[Charts and diagrams as code]
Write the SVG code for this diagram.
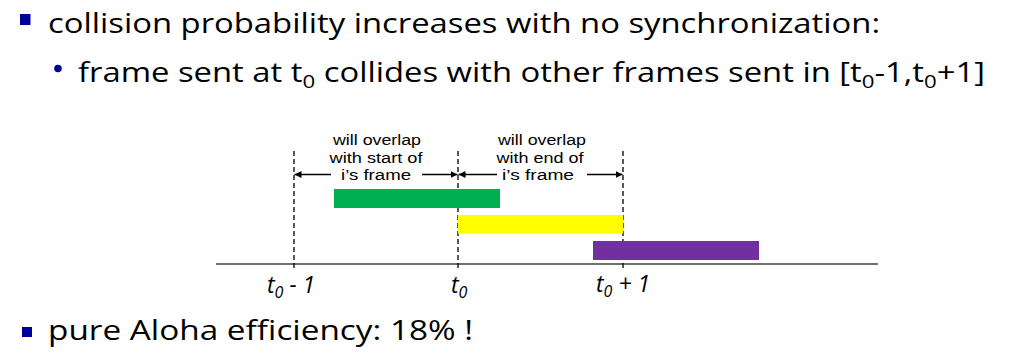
<svg xmlns="http://www.w3.org/2000/svg" width="1022" height="361" viewBox="0 0 1022 361">
<defs>
<style>
.main{font-family:"Open Sans","Noto Sans","Liberation Sans",sans-serif;font-size:28px;fill:#000}
.lbl{font-family:"Liberation Sans",Arial,sans-serif;font-size:15.5px;fill:#000;text-anchor:middle}
.ax{font-family:"Open Sans","Noto Sans","Liberation Sans",sans-serif;font-size:23px;font-style:italic;fill:#000}
.dash{stroke:#000;stroke-width:1.3;stroke-dasharray:5,3;fill:none}
.arr{stroke:#000;stroke-width:1.3;fill:none;marker-end:url(#ah)}
</style>
<marker id="ah" viewBox="0 0 10 10" refX="10" refY="5" markerWidth="7" markerHeight="7" markerUnits="userSpaceOnUse" orient="auto">
<path d="M0,0 L10,5 L0,10 z" fill="#000"/>
</marker>
</defs>
<g id="text-top">
<rect x="20" y="14" width="10.5" height="11" fill="#000099"/>
<text class="main" x="48" y="33" textLength="832" lengthAdjust="spacingAndGlyphs">collision probability increases with no synchronization:</text>
<circle cx="58" cy="68.5" r="3.8" fill="#000099"/>
<text class="main" x="78" y="82" textLength="907" lengthAdjust="spacingAndGlyphs">frame sent at t<tspan font-size="19" dy="6">0</tspan><tspan dy="-6"> collides with other frames sent in [t</tspan><tspan font-size="19" dy="6">0</tspan><tspan dy="-6">-1,t</tspan><tspan font-size="19" dy="6">0</tspan><tspan dy="-6">+1]</tspan></text>
</g>
<g id="axis">
<line x1="216" y1="264" x2="878" y2="264" stroke="#404040" stroke-width="1.6"/>
</g>
<g id="guides">
<line class="dash" x1="294" y1="151" x2="294" y2="268"/>
<line class="dash" x1="458" y1="151" x2="458" y2="268"/>
<line class="dash" x1="623" y1="151" x2="623" y2="268"/>
</g>
<g id="frame-green"><rect x="334" y="189" width="166" height="19" fill="#00B050"/></g>
<g id="frame-yellow"><rect x="458" y="215" width="165" height="18.5" fill="#FFFF00"/></g>
<g id="frame-purple"><rect x="593" y="241" width="166" height="19" fill="#7030A0"/></g>
<g id="connectors">
<line class="arr" x1="331" y1="174.5" x2="294.5" y2="174.5"/>
<line class="arr" x1="422" y1="174.5" x2="457.5" y2="174.5"/>
<line class="arr" x1="497" y1="174.5" x2="458.5" y2="174.5"/>
<line class="arr" x1="587" y1="174.5" x2="622.5" y2="174.5"/>
</g>
<g id="label-start">
<text class="lbl" x="377" y="145" textLength="88" lengthAdjust="spacingAndGlyphs">will overlap</text>
<text class="lbl" x="376" y="162.5" textLength="93" lengthAdjust="spacingAndGlyphs">with start of</text>
<text class="lbl" x="376" y="180" textLength="70" lengthAdjust="spacingAndGlyphs">i’s frame</text>
</g>
<g id="label-end">
<text class="lbl" x="542" y="145" textLength="88" lengthAdjust="spacingAndGlyphs">will overlap</text>
<text class="lbl" x="540" y="162.5" textLength="87" lengthAdjust="spacingAndGlyphs">with end of</text>
<text class="lbl" x="538" y="180" textLength="72" lengthAdjust="spacingAndGlyphs">i’s frame</text>
</g>
<g id="axis-labels">
<text class="ax" x="267" y="293">t<tspan font-size="16" dy="5">0</tspan><tspan dy="-5"> - 1</tspan></text>
<text class="ax" x="451" y="293">t<tspan font-size="16" dy="5">0</tspan></text>
<text class="ax" x="596" y="292">t<tspan font-size="16" dy="5">0</tspan><tspan dy="-5"> + 1</tspan></text>
</g>
<g id="text-bottom">
<rect x="22" y="327" width="10" height="10" fill="#000099"/>
<text class="main" x="48" y="340" textLength="425" lengthAdjust="spacingAndGlyphs">pure Aloha efficiency: 18% !</text>
</g>
</svg>
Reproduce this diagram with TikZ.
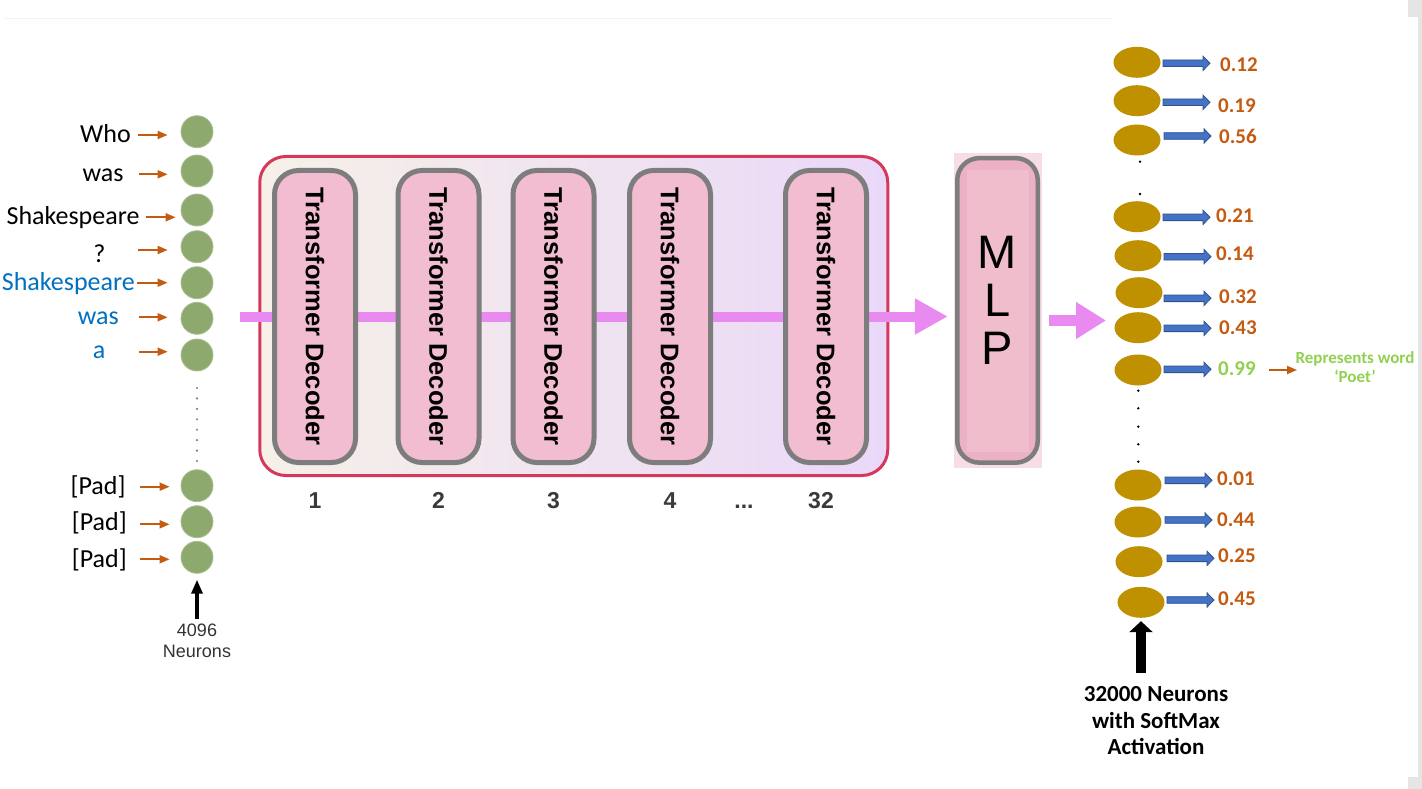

◆ EXERCISE AIM ◆
Keep the pictures out and write out the records exactly.

◆ WRITTEN ANSWER ◆
Write the SVG code for this diagram.
<svg xmlns="http://www.w3.org/2000/svg" width="1022" height="361" viewBox="0 0 1022 361">
<defs>
<style>
.main{font-family:"Open Sans","Noto Sans","Liberation Sans",sans-serif;font-size:28px;fill:#000}
.lbl{font-family:"Liberation Sans",Arial,sans-serif;font-size:15.5px;fill:#000;text-anchor:middle}
.ax{font-family:"Open Sans","Noto Sans","Liberation Sans",sans-serif;font-size:23px;font-style:italic;fill:#000}
.dash{stroke:#000;stroke-width:1.3;stroke-dasharray:5,3;fill:none}
.arr{stroke:#000;stroke-width:1.3;fill:none;marker-end:url(#ah)}
</style>
<marker id="ah" viewBox="0 0 10 10" refX="10" refY="5" markerWidth="7" markerHeight="7" markerUnits="userSpaceOnUse" orient="auto">
<path d="M0,0 L10,5 L0,10 z" fill="#000"/>
</marker>
</defs>
<g id="text-top">
<rect x="20" y="14" width="10.5" height="11" fill="#000099"/>
<text class="main" x="48" y="33" textLength="832" lengthAdjust="spacingAndGlyphs">collision probability increases with no synchronization:</text>
<circle cx="58" cy="68.5" r="3.8" fill="#000099"/>
<text class="main" x="78" y="82" textLength="907" lengthAdjust="spacingAndGlyphs">frame sent at t<tspan font-size="19" dy="6">0</tspan><tspan dy="-6"> collides with other frames sent in [t</tspan><tspan font-size="19" dy="6">0</tspan><tspan dy="-6">-1,t</tspan><tspan font-size="19" dy="6">0</tspan><tspan dy="-6">+1]</tspan></text>
</g>
<g id="axis">
<line x1="216" y1="264" x2="878" y2="264" stroke="#404040" stroke-width="1.6"/>
</g>
<g id="guides">
<line class="dash" x1="294" y1="151" x2="294" y2="268"/>
<line class="dash" x1="458" y1="151" x2="458" y2="268"/>
<line class="dash" x1="623" y1="151" x2="623" y2="268"/>
</g>
<g id="frame-green"><rect x="334" y="189" width="166" height="19" fill="#00B050"/></g>
<g id="frame-yellow"><rect x="458" y="215" width="165" height="18.5" fill="#FFFF00"/></g>
<g id="frame-purple"><rect x="593" y="241" width="166" height="19" fill="#7030A0"/></g>
<g id="connectors">
<line class="arr" x1="331" y1="174.5" x2="294.5" y2="174.5"/>
<line class="arr" x1="422" y1="174.5" x2="457.5" y2="174.5"/>
<line class="arr" x1="497" y1="174.5" x2="458.5" y2="174.5"/>
<line class="arr" x1="587" y1="174.5" x2="622.5" y2="174.5"/>
</g>
<g id="label-start">
<text class="lbl" x="377" y="145" textLength="88" lengthAdjust="spacingAndGlyphs">will overlap</text>
<text class="lbl" x="376" y="162.5" textLength="93" lengthAdjust="spacingAndGlyphs">with start of</text>
<text class="lbl" x="376" y="180" textLength="70" lengthAdjust="spacingAndGlyphs">i’s frame</text>
</g>
<g id="label-end">
<text class="lbl" x="542" y="145" textLength="88" lengthAdjust="spacingAndGlyphs">will overlap</text>
<text class="lbl" x="540" y="162.5" textLength="87" lengthAdjust="spacingAndGlyphs">with end of</text>
<text class="lbl" x="538" y="180" textLength="72" lengthAdjust="spacingAndGlyphs">i’s frame</text>
</g>
<g id="axis-labels">
<text class="ax" x="267" y="293">t<tspan font-size="16" dy="5">0</tspan><tspan dy="-5"> - 1</tspan></text>
<text class="ax" x="451" y="293">t<tspan font-size="16" dy="5">0</tspan></text>
<text class="ax" x="596" y="292">t<tspan font-size="16" dy="5">0</tspan><tspan dy="-5"> + 1</tspan></text>
</g>
<g id="text-bottom">
<rect x="22" y="327" width="10" height="10" fill="#000099"/>
<text class="main" x="48" y="340" textLength="425" lengthAdjust="spacingAndGlyphs">pure Aloha efficiency: 18% !</text>
</g>
</svg>
Reproduce this diagram with TikZ.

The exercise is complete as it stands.